• TASK INSTRUCTIONS:
In the entries below, find every line holding the string "this" and collect it.

╭─ ENTRIES PROVIDED

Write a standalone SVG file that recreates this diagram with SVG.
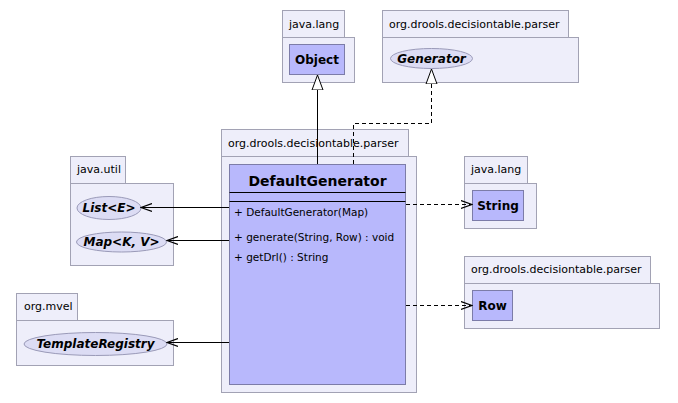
<svg xmlns="http://www.w3.org/2000/svg" width="678" height="403" viewBox="0 0 678 403">
<style>
.pkg{fill:#eeeefa;stroke:#a2a2b4;stroke-width:1}
.cls{fill:#b8b8fc;stroke:#7c7ca8;stroke-width:1}
.ell{fill:#dcdcf4;stroke:#9a9ab8;stroke-width:1}
.pl{font-family:"DejaVu Sans",sans-serif;font-size:11px;fill:#000}
.cn{font-family:"DejaVu Sans",sans-serif;font-size:12px;font-weight:bold;fill:#000}
.in{font-family:"DejaVu Sans",sans-serif;font-size:12px;font-weight:bold;font-style:italic;fill:#000}
.mt{font-family:"DejaVu Sans",sans-serif;font-size:10.5px;fill:#000}
.ln{fill:none;stroke:#000;stroke-width:1}
.dl{fill:none;stroke:#000;stroke-width:1;stroke-dasharray:4,3}
</style>
<defs>
<marker id="open" viewBox="0 0 12 10" refX="11" refY="5" markerWidth="12" markerHeight="10" markerUnits="userSpaceOnUse" orient="auto">
<path d="M0,1 L11,5 L0,9" fill="none" stroke="#000" stroke-width="1.2"/>
</marker>
<marker id="tri" viewBox="0 0 16 13" refX="15" refY="6.5" markerWidth="16" markerHeight="13" markerUnits="userSpaceOnUse" orient="auto">
<path d="M15,6.5 L0,1 L0,12 Z" fill="#fff" stroke="#000" stroke-width="1"/>
</marker>
</defs>

<g id="pkg-java-lang-object">
<rect class="pkg" x="282.5" y="10.5" width="62" height="27"/>
<rect class="pkg" x="282.5" y="37.5" width="72" height="45"/>
<text class="pl" x="289" y="28">java.lang</text>
<rect class="cls" x="289.5" y="44.5" width="55" height="30"/>
<text class="cn" x="317" y="63.5" text-anchor="middle">Object</text>
</g>

<g id="pkg-parser-generator">
<rect class="pkg" x="382.5" y="10.5" width="186" height="27"/>
<rect class="pkg" x="382.5" y="37.5" width="196" height="45"/>
<text class="pl" x="389" y="28">org.drools.decisiontable.parser</text>
<ellipse class="ell" cx="431.5" cy="58.5" rx="41" ry="10"/>
<text class="in" x="431.5" y="62.5" text-anchor="middle">Generator</text>
</g>

<g id="pkg-java-util">
<rect class="pkg" x="70.5" y="156.5" width="55" height="27"/>
<rect class="pkg" x="70.5" y="183.5" width="103" height="82"/>
<text class="pl" x="77" y="173">java.util</text>
<ellipse class="ell" cx="109" cy="208" rx="32" ry="11.5"/>
<text class="in" x="109" y="212" text-anchor="middle">List&lt;E&gt;</text>
<ellipse class="ell" cx="121.5" cy="242" rx="45" ry="10"/>
<text class="in" x="121.5" y="246" text-anchor="middle">Map&lt;K, V&gt;</text>
</g>

<g id="pkg-org-mvel">
<rect class="pkg" x="16.5" y="293.5" width="61" height="27"/>
<rect class="pkg" x="16.5" y="320.5" width="157" height="45"/>
<text class="pl" x="24" y="310">org.mvel</text>
<ellipse class="ell" cx="95.5" cy="344" rx="71.5" ry="11.5"/>
<text class="in" x="95.5" y="348" text-anchor="middle">TemplateRegistry</text>
</g>

<g id="pkg-java-lang-string">
<rect class="pkg" x="464.5" y="156.5" width="63" height="27"/>
<rect class="pkg" x="464.5" y="183.5" width="72" height="45"/>
<text class="pl" x="471" y="173">java.lang</text>
<rect class="cls" x="472.5" y="190.5" width="51" height="30"/>
<text class="cn" x="498" y="209.5" text-anchor="middle">String</text>
</g>

<g id="pkg-parser-row">
<rect class="pkg" x="464.5" y="256.5" width="186" height="27"/>
<rect class="pkg" x="464.5" y="283.5" width="195" height="45"/>
<text class="pl" x="471" y="273">org.drools.decisiontable.parser</text>
<rect class="cls" x="472.5" y="290.5" width="40" height="30"/>
<text class="cn" x="492.5" y="309.5" text-anchor="middle">Row</text>
</g>

<g id="pkg-parser-main">
<rect class="pkg" x="221.5" y="129.5" width="187" height="27"/>
<rect class="pkg" x="221.5" y="156.5" width="195" height="236"/>
<text class="pl" x="228" y="147">org.drools.decisiontable.parser</text>
</g>

<g id="DefaultGenerator">
<rect class="cls" x="229.5" y="164.5" width="176" height="220"/>
<text x="317.5" y="186" text-anchor="middle" font-family="DejaVu Sans, sans-serif" font-size="14" font-weight="bold">DefaultGenerator</text>
<line class="ln" x1="229.5" y1="192.5" x2="405.5" y2="192.5"/>
<line class="ln" x1="229.5" y1="201.5" x2="405.5" y2="201.5"/>
<text class="mt" x="234" y="216">+ DefaultGenerator(Map)</text>
<text class="mt" x="234" y="241">+ generate(String, Row) : void</text>
<text class="mt" x="234" y="261">+ getDrl() : String</text>
</g>

<g id="connectors">
<line class="ln" x1="317.5" y1="164" x2="317.5" y2="75" marker-end="url(#tri)"/>
<polyline class="dl" points="353.5,164 353.5,123.5 431.5,123.5 431.5,69" marker-end="url(#tri)"/>
<line class="ln" x1="229" y1="207.5" x2="141" y2="207.5" marker-end="url(#open)"/>
<line class="ln" x1="229" y1="240.5" x2="167" y2="240.5" marker-end="url(#open)"/>
<line class="ln" x1="229" y1="342.5" x2="167" y2="342.5" marker-end="url(#open)"/>
<line class="dl" x1="406" y1="204.5" x2="472" y2="204.5" marker-end="url(#open)"/>
<line class="dl" x1="406" y1="305.5" x2="472" y2="305.5" marker-end="url(#open)"/>
</g>
</svg>
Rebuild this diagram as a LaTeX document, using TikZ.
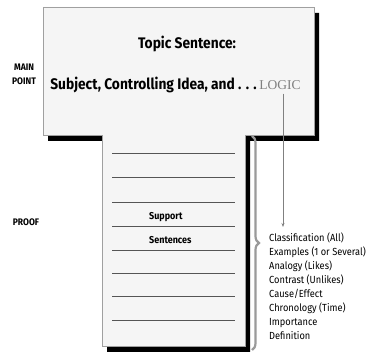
\documentclass[tikz,border=0pt]{standalone}
\usepackage{fontspec}
\setmainfont{Fira Sans}
\newfontfamily\headfont[FakeStretch=0.9]{Fira Sans}
\newfontfamily\listfont[FakeStretch=0.9]{Fira Sans}
\newfontfamily\logicfont{Liberation Serif}
\usetikzlibrary{arrows.meta,decorations.pathreplacing}
\definecolor{boxfill}{HTML}{F5F5F5}
\definecolor{boxline}{HTML}{A0A0A0}
\definecolor{ruleline}{HTML}{555555}
\definecolor{bracecol}{HTML}{9A9A9A}

\begin{document}
\begin{tikzpicture}[x=1pt,y=-1pt,
		sidelabel/.style={font=\headfont\bfseries\fontsize{9.5}{14}\selectfont, align=center, inner sep=0pt},
		heading/.style={font=\headfont\bfseries\fontsize{15.3}{17}\selectfont, inner sep=0pt},
		support/.style={font=\headfont\bfseries\fontsize{10}{11}\selectfont, inner sep=0pt, anchor=west}]
		\useasboundingbox (0,0) rectangle (373,352);
		
		% T-Form mit Schatten
		\fill[black] (48,13) -- (319,13) -- (319,141) -- (250,141) -- (250,352) -- (107,352) -- (107,141) -- (48,141) -- cycle;
		\filldraw[fill=boxfill, draw=boxline, line width=0.8pt] (43,7) -- (314,7) -- (314,135) -- (245,135) -- (245,346) -- (102,346) -- (102,135) -- (43,135) -- cycle;
		
		% Linien im Stamm
		\foreach \y in {153,177,202,226,250,273,296,320}
			\draw[ruleline, line width=0.7pt] (112,\y) -- (235,\y);
		
		% Texte oben
		\node[heading] (topic) at (187,44) {Topic Sentence:};
		\node[heading, anchor=east] (subject) at (257,85) {Subject, Controlling Idea, and . . .};
		\node[font=\logicfont\fontsize{13.5}{16}\selectfont, text=gray, inner sep=0pt, anchor=west] (logic) at (subject.east) {\,LOGIC};
		\node[sidelabel] (mainpt) at (24,74) {MAIN\\POINT};
		\node[sidelabel] (proof) at (26,222) {PROOF};
		
		% Stamm
		\node[support] (supp) at (149,217) {Support};
		\node[support] (sent) at (149,240) {Sentences};
		
		% Klammer und Liste
		\draw[bracecol, line width=2.2pt, decorate, decoration={brace, amplitude=7pt}] (252,136) -- (252,350);
		\node[font=\listfont\fontsize{10.3}{13.9}\selectfont, align=left, anchor=north west, inner sep=0pt] (list) at (269,233) {Classification (All)\\Examples (1 or Several)\\Analogy (Likes)\\Contrast (Unlikes)\\Cause/Effect\\Chronology (Time)\\Importance\\Definition};
		\coordinate (arrowend) at (283,227);
		\draw[gray, line width=0.8pt, -{Stealth[length=4pt, width=3pt]}] (logic.south -| arrowend) ++(0,4) -- (arrowend);
	\end{tikzpicture}
\end{document}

╰─

• ANSWER TO THE EXERCISE:
Write a standalone SVG file that recreates this diagram with SVG.
Rebuild this diagram as a LaTeX document, using TikZ.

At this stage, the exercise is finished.